A London-born woman would become the subject of controversy, notoriety, and interest. She would do so by claiming herself a reborn ancient Egyptian priestess.
Three-year-old Dorothy Eady was playing and then accidentally fell down a flight of stairs. She hit her head and was knocked unconscious. When her parents found her she wasn't breathing. They called a doctor who rushed over immediately. Dorothy's mother broke down when the doctor said there was nothing he could do, that her little girl was dead. The doctor left and returned an hour later with Dorothy's death certificate and solemnly discussed arrangements for the little girl's body.
But during this conversation shuffling was heard coming from Dorothy's room. They ran upstairs and there she was playing in a room like nothing had happened. The doctor examined her again. There was no sign of injury. He had no explanation. He said it appeared as if Dorothy had come back from the dead. Little did he realize how right he was.
Dorothy Eady was born in London in 1904. Until her fall down the stairs and her resurrection, she was a normal little girl. But after the fall she started having night terrors. Her mother would wake her and Dorothy would tell her about the dream. She was living in a huge columned building surrounded by trees and green gardens. It was always the same dream and Dorothy would tell her mother the same thing, "I want to go home." When her mother would tell her that she is home Dorothy would become frustrated and depressed.

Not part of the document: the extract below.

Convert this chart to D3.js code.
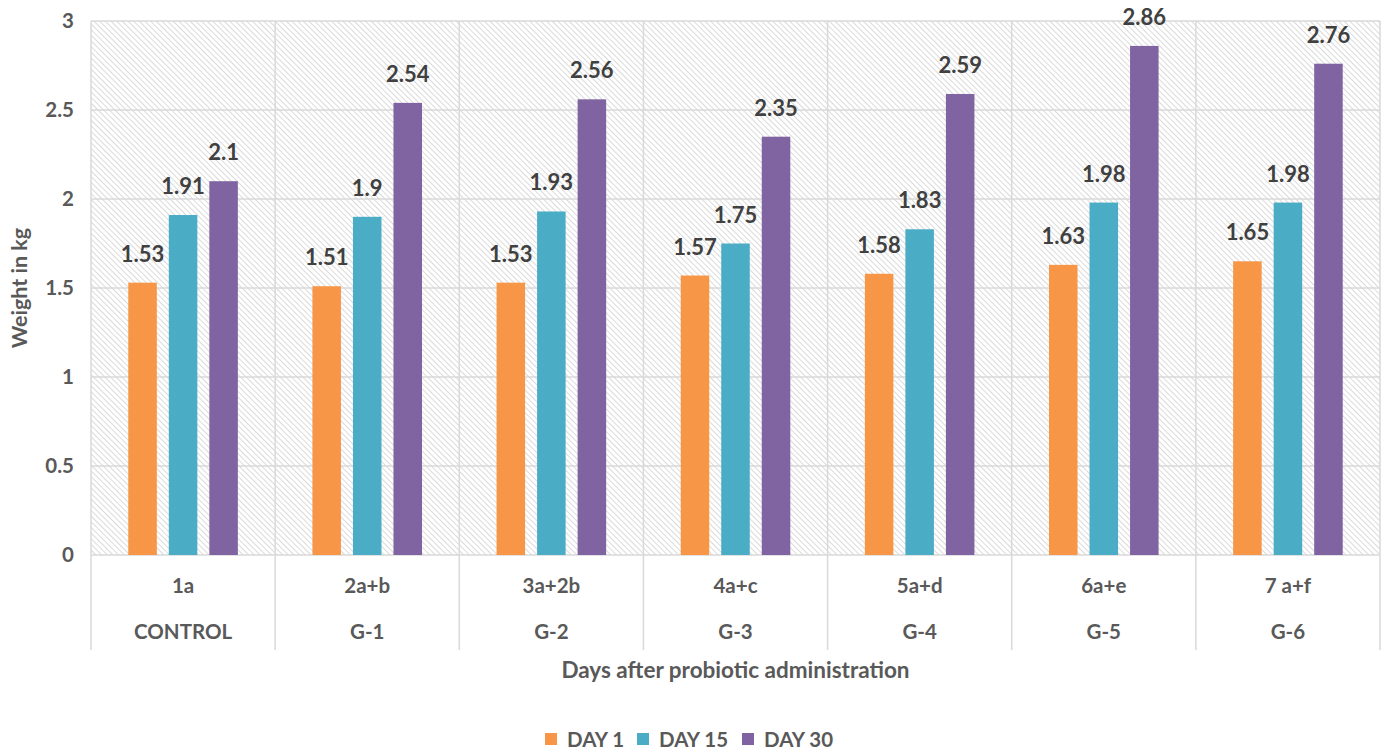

Sometimes Dorothy's parents would find her pouting under the dining room table. They'd ask what was wrong and it was always the same answer, "I want to go home." When she was asked where home was Dorothy would say she didn't know, she just knew she wanted to get back there.
After the fall Dorothy would occasionally speak with a heavy foreign accent. This was so unsettling that Dorothy's parents had trouble finding a sitter. When Dorothy was four her parents planned a day at the British Museum. They couldn't find anyone to watch their daughter so they brought her along. That's when things got really strange.
As expected four-year-old Dorothy was bored in the museum. She moped, she dragged her feet, and she acted like most four-year-olds would act. But Dorothy's mood drastically changed when they reached the Egyptian exhibit. Dorothy was dazzled by the artifacts but when she saw the Egyptian statues she tore herself from her mother's grip and ran wildly through the halls. Dorothy was running from statue to statue kissing their feet and yelling at people for wearing shoes in the presence of gods! Dorothy's mother was mortified at her daughter's behavior.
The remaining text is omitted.